Flyby Five is usually a Wednesday feature but we’re moving it to today in honour of Ugly Truck Day. Big rigs and trucks are woefully under-used in horror. There is something scary about them. Their size, their noise, the rumble as they go by. The sheer brute force of them. They’re not exactly ugly but their very power can make them seem that way. Maybe I have a special fondness for them. My dad was a truck driver, oil rigs at first and then cross-country so, to me, they are also a thing of beauty, in their own way.
Now that bit of nostalgia is out of the way let me introduce you to some books with some evil trucks and, sometimes, their drivers.

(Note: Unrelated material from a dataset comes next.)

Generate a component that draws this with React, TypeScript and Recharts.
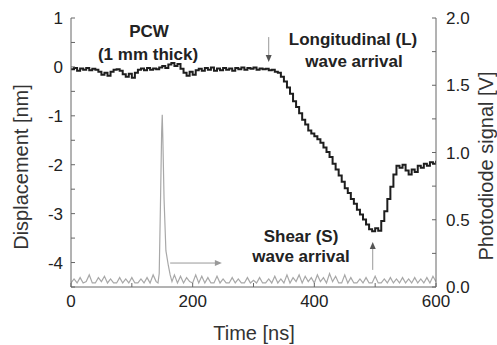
import { LineChart, Line, XAxis, YAxis, ReferenceLine, ReferenceDot } from "recharts";

// displacement trace (left axis, nm)
const dispTime = [
  0, 5, 10, 15, 20, 25, 30, 35, 40, 45,
  50, 55, 60, 65, 70, 75, 80, 85, 90, 95,
  100, 105, 110, 115, 120, 125, 130, 135, 140, 145,
  150, 155, 160, 165, 170, 175, 180, 185, 190, 195,
  200, 205, 210, 215, 220, 225, 230, 235, 240, 245,
  250, 255, 260, 265, 270, 275, 280, 285, 290, 295,
  300, 305, 310, 315, 320, 325, 330, 335, 340, 345,
  350, 355, 360, 365, 370, 375, 380, 385, 390, 395,
  400, 405, 410, 415, 420, 425, 430, 435, 440, 445,
  450, 455, 460, 465, 470, 475, 480, 485, 490, 495,
  500, 505, 510, 515, 520, 525, 530, 535, 540, 545,
  550, 555, 560, 565, 570, 575, 580, 585, 590, 595,
  600,
];
const dispNm = [
  -0.05, -0.02, -0.08, -0.03, -0.06, -0.02, -0.07, -0.04, -0.06, -0.1,
  -0.16, -0.12, -0.18, -0.1, -0.06, -0.05, -0.08, -0.15, -0.2, -0.14,
  -0.22, -0.12, -0.06, -0.03, -0.07, -0.02, -0.06, -0.03, -0.05, -0.01,
  0.02, -0.02, 0.05, 0.08, 0.02, 0.06, -0.04, -0.12, -0.18, -0.1,
  -0.16, -0.07, -0.04, -0.08, -0.02, -0.06, -0.01, -0.08, -0.03, -0.07,
  -0.02, -0.06, -0.03, -0.08, -0.02, -0.05, -0.01, -0.06, -0.02, -0.04,
  -0.01, -0.06, -0.03, -0.05, -0.04, -0.07, -0.06, -0.1, -0.12, -0.2,
  -0.3, -0.42, -0.55, -0.7, -0.82, -0.95, -1.08, -1.18, -1.3, -1.36,
  -1.42, -1.48, -1.55, -1.65, -1.74, -1.84, -1.98, -2.1, -2.22, -2.35,
  -2.48, -2.58, -2.7, -2.8, -2.92, -3.02, -3.12, -3.22, -3.32, -3.36,
  -3.3, -3.35, -3.15, -2.95, -2.7, -2.45, -2.2, -2.02, -2.06, -2.0,
  -2.12, -2.2, -2.1, -2.15, -2.02, -2.06, -1.98, -2.02, -1.95, -1.98,
  -1.92,
];

// photodiode trace (right axis, V)
const pdTime = [
  0, 5, 10, 15, 20, 25, 30, 35, 40, 45,
  50, 55, 60, 65, 70, 75, 80, 85, 90, 95,
  100, 105, 110, 115, 120, 125, 130, 135,
  140, 143, 145, 147, 149, 150, 151, 153, 156, 160, 163, 166,
  170, 175, 180, 185, 190, 195, 200, 205, 210, 215,
  220, 225, 230, 235, 240, 245, 250, 255, 260, 265,
  270, 275, 280, 285, 290, 295, 300, 305, 310, 315,
  320, 325, 330, 335, 340, 345, 350, 355, 360, 365,
  370, 375, 380, 385, 390, 395, 400, 405, 410, 415,
  420, 425, 430, 435, 440, 445, 450, 455, 460, 465,
  470, 475, 480, 485, 490, 495, 500, 505, 510, 515,
  520, 525, 530, 535, 540, 545, 550, 555, 560, 565,
  570, 575, 580, 585, 590, 595, 600,
];
const pdVolt = [
  0.03, 0.06, 0.03, 0.07, 0.03, 0.04, 0.09, 0.03, 0.03, 0.07,
  0.04, 0.08, 0.03, 0.06, 0.03, 0.03, 0.07, 0.03, 0.06, 0.03,
  0.07, 0.03, 0.03, 0.06, 0.03, 0.07, 0.03, 0.09,
  0.04, 0.03, 0.1, 0.6, 1.15, 1.28, 1.1, 0.65, 0.27, 0.16, 0.09, 0.04,
  0.09, 0.03, 0.08, 0.03, 0.07, 0.04, 0.03, 0.09, 0.03, 0.08,
  0.03, 0.07, 0.03, 0.03, 0.08, 0.03, 0.06, 0.03, 0.03, 0.07,
  0.03, 0.06, 0.03, 0.03, 0.07, 0.03, 0.05, 0.03, 0.07, 0.03,
  0.03, 0.06, 0.03, 0.08, 0.03, 0.06, 0.03, 0.09, 0.03, 0.07,
  0.04, 0.09, 0.03, 0.08, 0.04, 0.07, 0.03, 0.09, 0.04, 0.07,
  0.03, 0.1, 0.04, 0.08, 0.03, 0.03, 0.09, 0.03, 0.07, 0.03,
  0.03, 0.06, 0.03, 0.07, 0.03, 0.03, 0.08, 0.03, 0.03, 0.06,
  0.03, 0.07, 0.03, 0.06, 0.03, 0.07, 0.03, 0.06, 0.03, 0.07,
  0.03, 0.06, 0.03, 0.07, 0.03, 0.08, 0.04,
];

const timeTicks = [0, 100, 200, 300, 400, 500, 600];
const dispTicks = [1, 0.5, 0, -0.5, -1, -1.5, -2, -2.5, -3, -3.5, -4, -4.5];
const voltTicks = [0, 0.25, 0.5, 0.75, 1, 1.25, 1.5, 1.75, 2];

const dispData = dispTime.map((t, i) => ({ t, v: dispNm[i] }));
const pdData = pdTime.map((t, i) => ({ t, v: pdVolt[i] }));

const font = "'Liberation Sans', Arial, sans-serif";
const tickStyle = { fontSize: 17, fill: "#222", fontFamily: font };
const axisColor = "#666";

function head(dir: "down" | "up" | "right", color: string) {
  return (props: any) => {
    const { cx, cy } = props;
    let d = "";
    if (dir === "down") d = `M${cx - 3},${cy - 7} L${cx + 3},${cy - 7} L${cx},${cy} Z`;
    if (dir === "up") d = `M${cx - 3},${cy + 7} L${cx + 3},${cy + 7} L${cx},${cy} Z`;
    if (dir === "right") d = `M${cx - 7},${cy - 3} L${cx - 7},${cy + 3} L${cx},${cy} Z`;
    return <path d={d} fill={color} />;
  };
}

const note = (text: string, cx: number, cy: number) => (
  <div
    style={{
      position: "absolute",
      left: cx - 100,
      top: cy - 10,
      width: 200,
      textAlign: "center",
      fontFamily: font,
      fontWeight: "bold",
      fontSize: 17,
      lineHeight: "20px",
      color: "#222",
      whiteSpace: "nowrap",
    }}
  >
    {text}
  </div>
);

export default function App() {
  return (
    <div style={{ position: "absolute", left: 0, top: 0, width: 497, height: 345, background: "#fff" }}>
      <LineChart width={497} height={345} margin={{ top: 18, right: 0, bottom: 0, left: 0 }}>
        <XAxis
          dataKey="t"
          type="number"
          domain={[0, 600]}
          ticks={timeTicks}
          interval={0}
          tickFormatter={(v) => (v % 200 === 0 ? String(v) : "")}
          tick={tickStyle}
          tickSize={-4}
          tickMargin={12}
          height={58}
          stroke={axisColor}
          allowDataOverflow
        />
        <XAxis
          xAxisId="top"
          orientation="top"
          dataKey="t"
          type="number"
          domain={[0, 600]}
          ticks={timeTicks}
          interval={0}
          tick={false}
          tickSize={-4}
          height={0}
          stroke={axisColor}
        />
        <YAxis
          yAxisId="left"
          type="number"
          domain={[-4.5, 1]}
          ticks={dispTicks}
          interval={0}
          tickFormatter={(v) => (Number.isInteger(v) ? String(v) : "")}
          tick={tickStyle}
          tickSize={-4}
          tickMargin={12}
          width={71}
          stroke={axisColor}
          allowDataOverflow
        />
        <YAxis
          yAxisId="right"
          orientation="right"
          type="number"
          domain={[0, 2]}
          ticks={voltTicks}
          interval={0}
          tickFormatter={(v) => (Number.isInteger(v * 2) ? v.toFixed(1) : "")}
          tick={tickStyle}
          tickSize={-4}
          tickMargin={14}
          width={61}
          stroke={axisColor}
          allowDataOverflow
        />
        <Line
          yAxisId="right"
          data={pdData}
          dataKey="v"
          type="linear"
          stroke="#a8a8a8"
          strokeWidth={1.2}
          dot={false}
          isAnimationActive={false}
        />
        <Line
          yAxisId="left"
          data={dispData}
          dataKey="v"
          type="stepAfter"
          stroke="#1e1e1e"
          strokeWidth={2}
          dot={false}
          isAnimationActive={false}
        />
        <ReferenceLine yAxisId="left" segment={[{ x: 325, y: 0.61 }, { x: 325, y: 0.16 }]} stroke="#999" strokeWidth={1} />
        <ReferenceDot yAxisId="left" x={325} y={0.1} r={3} shape={head("down", "#555")} />
        <ReferenceLine yAxisId="left" segment={[{ x: 496, y: -4.15 }, { x: 496, y: -3.64 }]} stroke="#999" strokeWidth={1} />
        <ReferenceDot yAxisId="left" x={496} y={-3.58} r={3} shape={head("up", "#555")} />
        <ReferenceLine yAxisId="left" segment={[{ x: 163, y: -4.01 }, { x: 244, y: -4.01 }]} stroke="#999" strokeWidth={1} />
        <ReferenceDot yAxisId="left" x={248} y={-4.01} r={3} shape={head("right", "#999")} />
      </LineChart>

      {note("PCW", 149, 32)}
      {note("(1 mm thick)", 148, 55)}
      {note("Longitudinal (L)", 353, 40)}
      {note("wave arrival", 354, 62)}
      {note("Shear (S)", 301, 237)}
      {note("wave arrival", 301, 257)}

      <div
        style={{
          position: "absolute",
          left: 21 - 110,
          top: 167 - 12,
          width: 220,
          textAlign: "center",
          transform: "rotate(-90deg)",
          fontFamily: font,
          fontSize: 20,
          lineHeight: "24px",
          color: "#333",
        }}
      >
        Displacement [nm]
      </div>
      <div
        style={{
          position: "absolute",
          left: 486 - 120,
          top: 166 - 12,
          width: 240,
          textAlign: "center",
          transform: "rotate(-90deg)",
          fontFamily: font,
          fontSize: 20,
          lineHeight: "24px",
          color: "#333",
        }}
      >
        Photodiode signal [V]
      </div>
      <div
        style={{
          position: "absolute",
          left: 254 - 100,
          top: 333 - 12,
          width: 200,
          textAlign: "center",
          fontFamily: font,
          fontSize: 20,
          lineHeight: "24px",
          color: "#333",
        }}
      >
        Time [ns]
      </div>
    </div>
  );
}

Flyby Five, where we abandon all sense of seriousness and do silly lists about whatever pops into our heads. This segment will be posted every Wednesday we feel like posting it. This is not a serious list, nor is it a “Top 5” list. And there is every possible chance that some of these lists or the language in these lists may not be PG-13 friendly. You have been warned. -L&G
Flyby Five: 5 Ugly Trucks to Terrorize Your Highways
18 Wheels of Horror: A Trailer Full of Trucking Terrors – Edited by Eric Miller
Psychotic killers, devious ghosts, alien monsters, howling storms, undead creatures, and other dark forces haunt the highways and the truckers who drive them in these 18 chilling tales!
A ghostly voice on a trucker’s CB radio knows more about his life than it should… Two drivers find their cargo gives them inhuman appetites… A boy in a truck stop encounters a supernatural force that threatens to destroy the world… The hypnotic singing lulling a driver to sleep might not be coming from the tires… A fender-bender between a big rig and a four wheeler is not as accidental as it seems… The sinister cargo lurking in a rock and roll band’s fleet of trucks is unleashed at their final show…
Hit the road with this anthology of trucking horror fiction! – Goodreads
The Black Mariah – Jay Bonansinga
Lucas Hyde and Sophie Cohen, a tough trucking pair, are driving through the Tennessee night in their rig when they hear an eerie voice on the CB radio wailing for help. A curse as old as evil itself is leaving a trail of corpses. It has found its next victims and will strike with hellish fury if Lucas and Sophie ever stop moving. – Goodreads
Lot Lizards – Ray Garton
A “lot lizard” is a female hooker who works a highway truck stop as her territory. When trucker Bill Ketter looks for a little relaxation and release, he discovers, too late, that he has bitten off more than he can chew. In fact, his lot lizard is the one that does the biting–she is a vampire, one of number who move from one truck stop to the next under the watchful and vicious eyes of the repulsive Carsey Brothers. Against his will, Bill becomes one of the undead. He follows the brothers and their cargo to another stop where he meets his ex-wife and children and Bill finds himself battling the vampires and their age-old leader for the life of his teenaged son. Garton has created another small masterpiece, contemporary adult horror at its most gruesome and loaded with extras doses of sex and gore. The confined setting creates a perfect claustrophobic stage for the story and the hellaciously quick pace never lets the action slow down. – Goodreads
(I have to pause for an annoying biographical moment. We used to have a sticker on the truck that looked something like this: . Also, Security at one of the Pilot truck stops thought I was one. He stopped me, asked if I was a driver and when I said no, asked what truck I was with. I pointed it out and he watched until I climbed into the cab. Could have been the purple hair and dog collar that caught his eye.)
Road Rage – 2 Novellas: Duel by Richard Matheson and Throttle by Stephen King and Joe Hill
Road Rage unites Richard Matheson’s classic “Duel” and the contemporary work it inspired–two power-packed short stories by three of the genre’s most acclaimed authors. “Duel,” an unforgettable tale about a driver menaced by a semi truck, was the source for Stephen Spielberg’s acclaimed first film of the same name. “Throttle,” by Stephen King and Joe Hill, is a duel of a different kind, pitting a faceless trucker against a tribe of motorcycle outlaws, in the simmering Nevada desert. Their battle is fought out on twenty miles of the most lonely road in the country, a place where the only thing worse than not knowing what you’re up against, is slowing down . . . – Goodreads
Trucks – Stephen King
The short story by Stephen King that was the basis for the movie ‘Maximum Overdrive’.
Take a day to appreciate the beauty of an ugly truck around you! I plan on giving our truck a bath. That is, if it doesn’t fall apart. It’s not nicknamed Tetanus for nothing!